As soon as Bela Lugosi turned down the role of the Monster in Frankenstein (1931), his career followed a new path that would be in dark contrast to that of Boris Karloff. By 1939, Karloff was a major star while Lugosi became relegated to B pictures and Poverty Row flicks. However, many of those lesser-known movies are quite enjoyable and The Human Monster (1939) ranks among some of the better efforts Lugosi found himself associated with.

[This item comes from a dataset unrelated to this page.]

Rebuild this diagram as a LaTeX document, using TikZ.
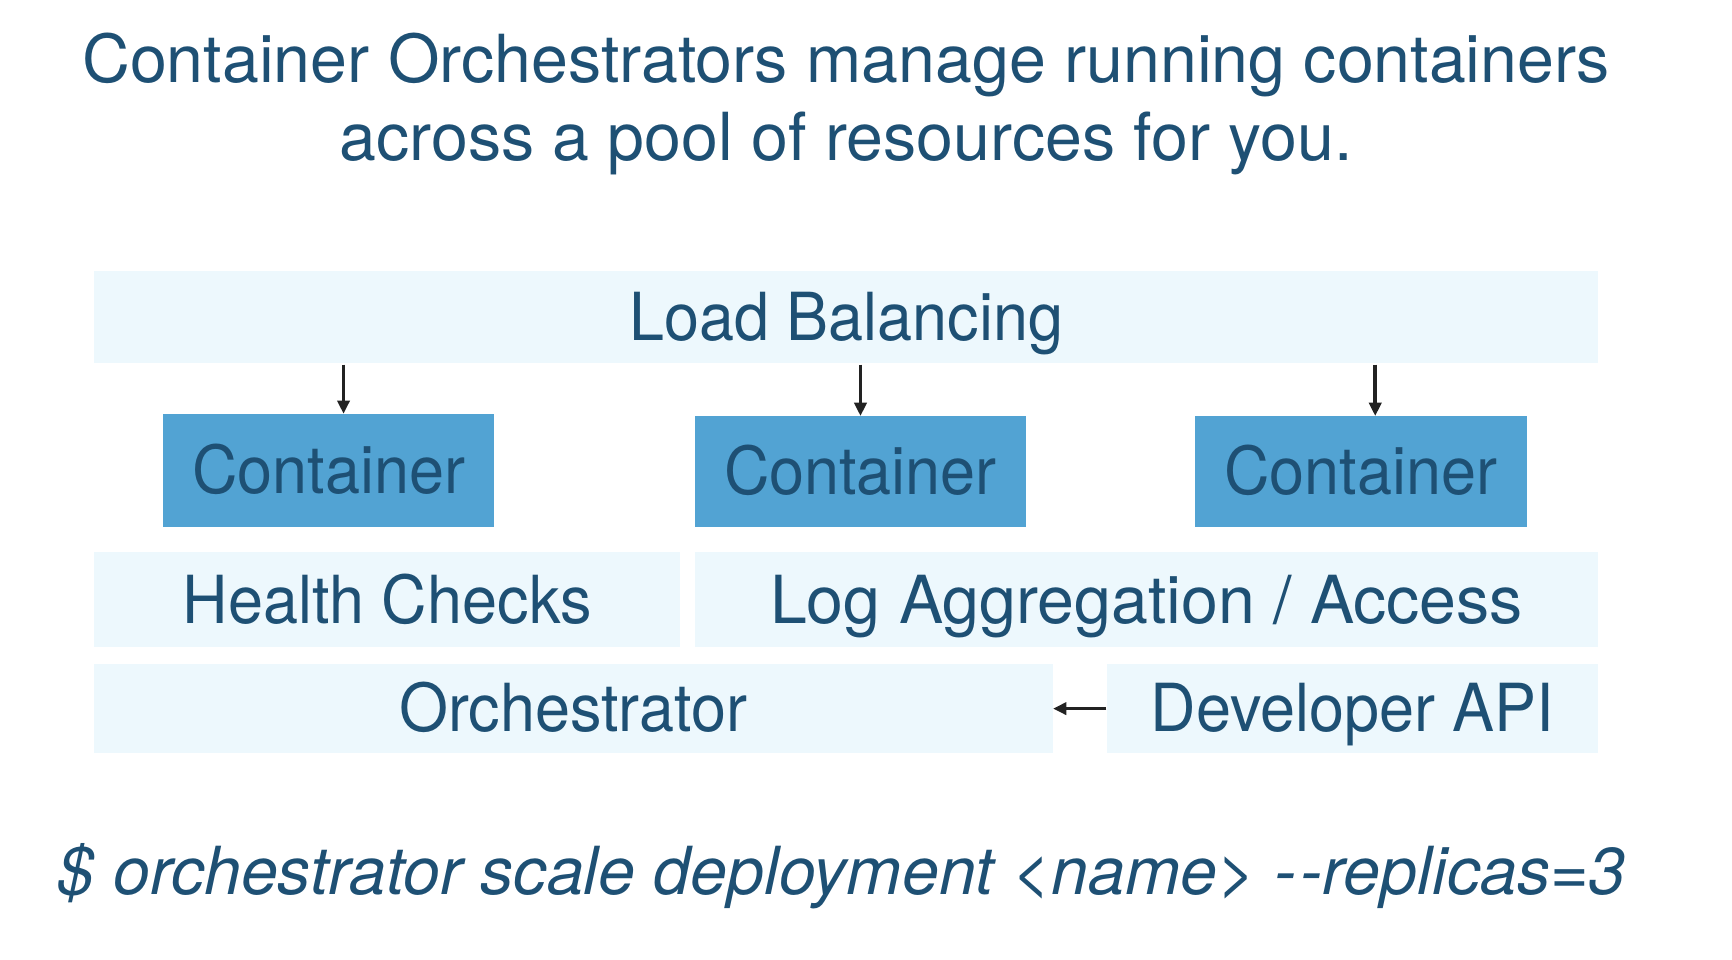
\documentclass[tikz,border=0pt]{standalone}
\usepackage{fontspec}
\setmainfont{TeX Gyre Heros}[FakeStretch=0.95]
\newfontfamily\widefont{TeX Gyre Heros}
\usetikzlibrary{arrows.meta}
\definecolor{txt}{HTML}{1E5074}
\definecolor{lightbg}{HTML}{EDF8FD}
\definecolor{contbg}{HTML}{52A3D3}
\definecolor{arrowc}{HTML}{222222}
\tikzset{
  boxbase/.style={draw=none, inner sep=0pt, text=txt, text height=21pt, text depth=0pt, font=\fontsize{30}{36}\selectfont},
  lightbox/.style={boxbase, fill=lightbg},
  contbox/.style={boxbase, fill=contbg},
  arr/.style={draw=arrowc, line width=1.6pt, -{Triangle[length=6pt,width=5.5pt]}},
  titletext/.style={text=txt, align=center, font=\widefont\fontsize{30}{35}\selectfont},
}
\begin{document}
\begin{tikzpicture}[x=0.5pt,y=-0.5pt]
\useasboundingbox (0,0) rectangle (1568,869);
\node[titletext, anchor=base] (title) at (766,145) {Container Orchestrators manage running containers\\across a pool of resources for you.};
\node[lightbox, minimum width=681pt, minimum height=42pt] (lb) at (766,287) {Load Balancing};
\node[contbox, minimum width=149.5pt, minimum height=51pt] (c1) at (297.5,426) {Container};
\node[contbox, minimum width=150pt, minimum height=50pt] (c2) at (779,427) {Container};
\node[contbox, minimum width=150pt, minimum height=50pt] (c3) at (1232,427) {Container};
\node[lightbox, minimum width=265.5pt, minimum height=43pt] (hc) at (350.5,543) {Health Checks};
\node[lightbox, minimum width=409pt, minimum height=43pt, font=\widefont\fontsize{30}{36}\selectfont] (log) at (1038,543) {Log Aggregation / Access};
\node[lightbox, minimum width=434pt, minimum height=40.5pt] (orch) at (519,641.5) {Orchestrator};
\node[lightbox, minimum width=222.5pt, minimum height=40.5pt] (dev) at (1224.5,641.5) {Developer API};
\coordinate (a1) at (311,330);
\coordinate (a2) at (779,330);
\coordinate (a3) at (1245,330);
\draw[arr] (a1) -- (a1 |- c1.north);
\draw[arr] (a2) -- (a2 |- c2.north);
\draw[arr] (a3) -- (a3 |- c3.north);
\draw[arr] (dev.west) -- (orch.east);
\node[text=txt, anchor=base west, inner sep=0pt, font=\widefont\fontsize{30}{36}\selectfont\itshape] (cmd) at (52,810) {\$ orchestrator scale deployment <name> -\kern2pt-replicas=3};
\end{tikzpicture}
\end{document}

Lugosi stars on Dr. Orloff (yes, clearly a take on the name “Karloff”), a gentleman who, despite dreams of helping others, finds himself rejected by those in control. He is forced to run an insurance agency that loans money to those in need in exchange for their life insurance benefits. Of course, the bodies begin to pile up thanks to a huge brute who serves Orloff. Orloff doesn’t count on a daughter of one of his victims finding out what is going on. With Scotland Yard on the case, Orloff finds himself in a web that is closing in closer and closer.
Better known as The Dark Eyes of London when released in the UK, production was swift and, as common with these Poverty Row flicks, the budget was quite small. Lugosi clearly rises above the material and is the only reason this film is known today. Unfortunately, the only known print of this public domain flick is in pretty rough shape. However, I find it adds a certain measure of charm. Check it out on archive.org or buy the DVD. It’s always fun to watch some Lugosi and October makes these flicks even better.